Goal of the exercise: Copy all the data exactly, except the pictures.

[START]

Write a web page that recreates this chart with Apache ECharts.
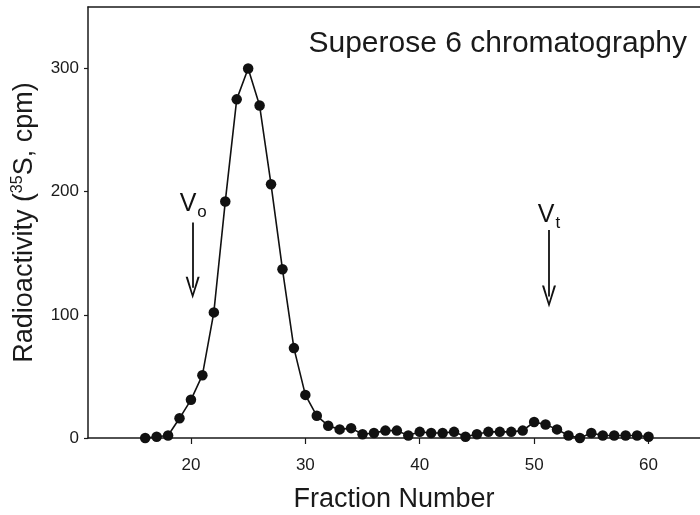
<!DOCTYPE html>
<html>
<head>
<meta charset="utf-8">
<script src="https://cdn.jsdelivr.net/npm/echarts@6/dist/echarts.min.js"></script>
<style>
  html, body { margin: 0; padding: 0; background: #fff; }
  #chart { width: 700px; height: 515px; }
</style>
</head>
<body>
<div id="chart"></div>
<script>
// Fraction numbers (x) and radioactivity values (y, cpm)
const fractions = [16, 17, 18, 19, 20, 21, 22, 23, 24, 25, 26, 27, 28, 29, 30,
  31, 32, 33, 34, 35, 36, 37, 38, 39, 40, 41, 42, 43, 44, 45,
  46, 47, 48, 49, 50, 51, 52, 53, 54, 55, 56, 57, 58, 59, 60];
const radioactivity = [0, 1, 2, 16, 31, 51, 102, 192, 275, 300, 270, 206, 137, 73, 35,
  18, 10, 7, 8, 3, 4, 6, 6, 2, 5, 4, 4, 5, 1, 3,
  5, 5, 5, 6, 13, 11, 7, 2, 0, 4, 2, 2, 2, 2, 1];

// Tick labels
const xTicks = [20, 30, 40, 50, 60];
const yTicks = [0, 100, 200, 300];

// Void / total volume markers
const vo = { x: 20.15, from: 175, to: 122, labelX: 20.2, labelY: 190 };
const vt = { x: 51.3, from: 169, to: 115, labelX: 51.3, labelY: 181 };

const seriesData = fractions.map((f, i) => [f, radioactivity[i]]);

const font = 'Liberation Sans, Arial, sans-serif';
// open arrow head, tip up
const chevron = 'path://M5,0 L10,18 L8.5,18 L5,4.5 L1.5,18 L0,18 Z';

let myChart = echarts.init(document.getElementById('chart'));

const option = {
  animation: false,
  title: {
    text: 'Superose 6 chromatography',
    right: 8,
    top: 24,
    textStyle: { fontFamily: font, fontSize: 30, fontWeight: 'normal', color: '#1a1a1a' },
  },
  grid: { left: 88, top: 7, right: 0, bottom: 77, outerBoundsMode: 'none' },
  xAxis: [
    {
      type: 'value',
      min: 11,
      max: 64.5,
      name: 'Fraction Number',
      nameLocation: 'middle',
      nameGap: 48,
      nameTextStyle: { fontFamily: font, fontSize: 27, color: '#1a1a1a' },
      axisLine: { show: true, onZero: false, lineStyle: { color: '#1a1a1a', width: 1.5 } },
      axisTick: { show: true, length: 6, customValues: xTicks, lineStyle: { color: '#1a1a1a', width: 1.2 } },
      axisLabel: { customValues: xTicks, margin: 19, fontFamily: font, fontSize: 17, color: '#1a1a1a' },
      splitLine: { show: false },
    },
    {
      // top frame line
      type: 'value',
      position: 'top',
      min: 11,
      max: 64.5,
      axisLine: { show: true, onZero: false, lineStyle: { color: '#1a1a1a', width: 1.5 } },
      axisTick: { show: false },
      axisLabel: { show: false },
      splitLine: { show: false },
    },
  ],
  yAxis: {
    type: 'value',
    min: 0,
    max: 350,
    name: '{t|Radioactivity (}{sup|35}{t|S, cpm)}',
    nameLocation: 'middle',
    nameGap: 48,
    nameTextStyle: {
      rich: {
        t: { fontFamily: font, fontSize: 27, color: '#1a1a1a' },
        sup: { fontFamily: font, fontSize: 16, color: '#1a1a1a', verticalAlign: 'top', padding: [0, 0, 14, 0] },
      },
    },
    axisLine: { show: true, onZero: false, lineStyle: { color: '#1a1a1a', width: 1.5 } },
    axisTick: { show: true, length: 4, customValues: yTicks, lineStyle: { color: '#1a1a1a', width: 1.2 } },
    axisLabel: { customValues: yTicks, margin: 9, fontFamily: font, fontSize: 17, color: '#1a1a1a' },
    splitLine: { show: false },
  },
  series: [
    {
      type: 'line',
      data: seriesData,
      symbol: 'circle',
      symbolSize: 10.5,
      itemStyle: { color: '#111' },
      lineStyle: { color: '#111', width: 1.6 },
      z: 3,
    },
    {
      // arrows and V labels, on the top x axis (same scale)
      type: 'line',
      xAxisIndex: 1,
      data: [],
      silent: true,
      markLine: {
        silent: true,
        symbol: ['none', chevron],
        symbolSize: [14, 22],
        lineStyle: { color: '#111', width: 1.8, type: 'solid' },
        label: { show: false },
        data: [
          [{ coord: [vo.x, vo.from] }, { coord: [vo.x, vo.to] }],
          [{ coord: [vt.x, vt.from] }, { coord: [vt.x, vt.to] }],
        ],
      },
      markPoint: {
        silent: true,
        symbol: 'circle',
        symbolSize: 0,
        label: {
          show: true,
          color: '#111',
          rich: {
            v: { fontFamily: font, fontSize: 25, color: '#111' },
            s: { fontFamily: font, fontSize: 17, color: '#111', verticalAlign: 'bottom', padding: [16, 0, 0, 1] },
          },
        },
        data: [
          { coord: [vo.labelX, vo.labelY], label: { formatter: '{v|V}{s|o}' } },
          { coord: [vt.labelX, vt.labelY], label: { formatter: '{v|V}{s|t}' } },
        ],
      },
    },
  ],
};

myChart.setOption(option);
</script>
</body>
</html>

[END]

Solution to this problem:
Write a web page that recreates this chart with Apache ECharts.
<!DOCTYPE html>
<html>
<head>
<meta charset="utf-8">
<script src="https://cdn.jsdelivr.net/npm/echarts@6/dist/echarts.min.js"></script>
<style>
  html, body { margin: 0; padding: 0; background: #fff; }
  #chart { width: 700px; height: 515px; }
</style>
</head>
<body>
<div id="chart"></div>
<script>
// Fraction numbers (x) and radioactivity values (y, cpm)
const fractions = [16, 17, 18, 19, 20, 21, 22, 23, 24, 25, 26, 27, 28, 29, 30,
  31, 32, 33, 34, 35, 36, 37, 38, 39, 40, 41, 42, 43, 44, 45,
  46, 47, 48, 49, 50, 51, 52, 53, 54, 55, 56, 57, 58, 59, 60];
const radioactivity = [0, 1, 2, 16, 31, 51, 102, 192, 275, 300, 270, 206, 137, 73, 35,
  18, 10, 7, 8, 3, 4, 6, 6, 2, 5, 4, 4, 5, 1, 3,
  5, 5, 5, 6, 13, 11, 7, 2, 0, 4, 2, 2, 2, 2, 1];

// Tick labels
const xTicks = [20, 30, 40, 50, 60];
const yTicks = [0, 100, 200, 300];

// Void / total volume markers
const vo = { x: 20.15, from: 175, to: 122, labelX: 20.2, labelY: 190 };
const vt = { x: 51.3, from: 169, to: 115, labelX: 51.3, labelY: 181 };

const seriesData = fractions.map((f, i) => [f, radioactivity[i]]);

const font = 'Liberation Sans, Arial, sans-serif';
// open arrow head, tip up
const chevron = 'path://M5,0 L10,18 L8.5,18 L5,4.5 L1.5,18 L0,18 Z';

let myChart = echarts.init(document.getElementById('chart'));

const option = {
  animation: false,
  title: {
    text: 'Superose 6 chromatography',
    right: 8,
    top: 24,
    textStyle: { fontFamily: font, fontSize: 30, fontWeight: 'normal', color: '#1a1a1a' },
  },
  grid: { left: 88, top: 7, right: 0, bottom: 77, outerBoundsMode: 'none' },
  xAxis: [
    {
      type: 'value',
      min: 11,
      max: 64.5,
      name: 'Fraction Number',
      nameLocation: 'middle',
      nameGap: 48,
      nameTextStyle: { fontFamily: font, fontSize: 27, color: '#1a1a1a' },
      axisLine: { show: true, onZero: false, lineStyle: { color: '#1a1a1a', width: 1.5 } },
      axisTick: { show: true, length: 6, customValues: xTicks, lineStyle: { color: '#1a1a1a', width: 1.2 } },
      axisLabel: { customValues: xTicks, margin: 19, fontFamily: font, fontSize: 17, color: '#1a1a1a' },
      splitLine: { show: false },
    },
    {
      // top frame line
      type: 'value',
      position: 'top',
      min: 11,
      max: 64.5,
      axisLine: { show: true, onZero: false, lineStyle: { color: '#1a1a1a', width: 1.5 } },
      axisTick: { show: false },
      axisLabel: { show: false },
      splitLine: { show: false },
    },
  ],
  yAxis: {
    type: 'value',
    min: 0,
    max: 350,
    name: '{t|Radioactivity (}{sup|35}{t|S, cpm)}',
    nameLocation: 'middle',
    nameGap: 48,
    nameTextStyle: {
      rich: {
        t: { fontFamily: font, fontSize: 27, color: '#1a1a1a' },
        sup: { fontFamily: font, fontSize: 16, color: '#1a1a1a', verticalAlign: 'top', padding: [0, 0, 14, 0] },
      },
    },
    axisLine: { show: true, onZero: false, lineStyle: { color: '#1a1a1a', width: 1.5 } },
    axisTick: { show: true, length: 4, customValues: yTicks, lineStyle: { color: '#1a1a1a', width: 1.2 } },
    axisLabel: { customValues: yTicks, margin: 9, fontFamily: font, fontSize: 17, color: '#1a1a1a' },
    splitLine: { show: false },
  },
  series: [
    {
      type: 'line',
      data: seriesData,
      symbol: 'circle',
      symbolSize: 10.5,
      itemStyle: { color: '#111' },
      lineStyle: { color: '#111', width: 1.6 },
      z: 3,
    },
    {
      // arrows and V labels, on the top x axis (same scale)
      type: 'line',
      xAxisIndex: 1,
      data: [],
      silent: true,
      markLine: {
        silent: true,
        symbol: ['none', chevron],
        symbolSize: [14, 22],
        lineStyle: { color: '#111', width: 1.8, type: 'solid' },
        label: { show: false },
        data: [
          [{ coord: [vo.x, vo.from] }, { coord: [vo.x, vo.to] }],
          [{ coord: [vt.x, vt.from] }, { coord: [vt.x, vt.to] }],
        ],
      },
      markPoint: {
        silent: true,
        symbol: 'circle',
        symbolSize: 0,
        label: {
          show: true,
          color: '#111',
          rich: {
            v: { fontFamily: font, fontSize: 25, color: '#111' },
            s: { fontFamily: font, fontSize: 17, color: '#111', verticalAlign: 'bottom', padding: [16, 0, 0, 1] },
          },
        },
        data: [
          { coord: [vo.labelX, vo.labelY], label: { formatter: '{v|V}{s|o}' } },
          { coord: [vt.labelX, vt.labelY], label: { formatter: '{v|V}{s|t}' } },
        ],
      },
    },
  ],
};

myChart.setOption(option);
</script>
</body>
</html>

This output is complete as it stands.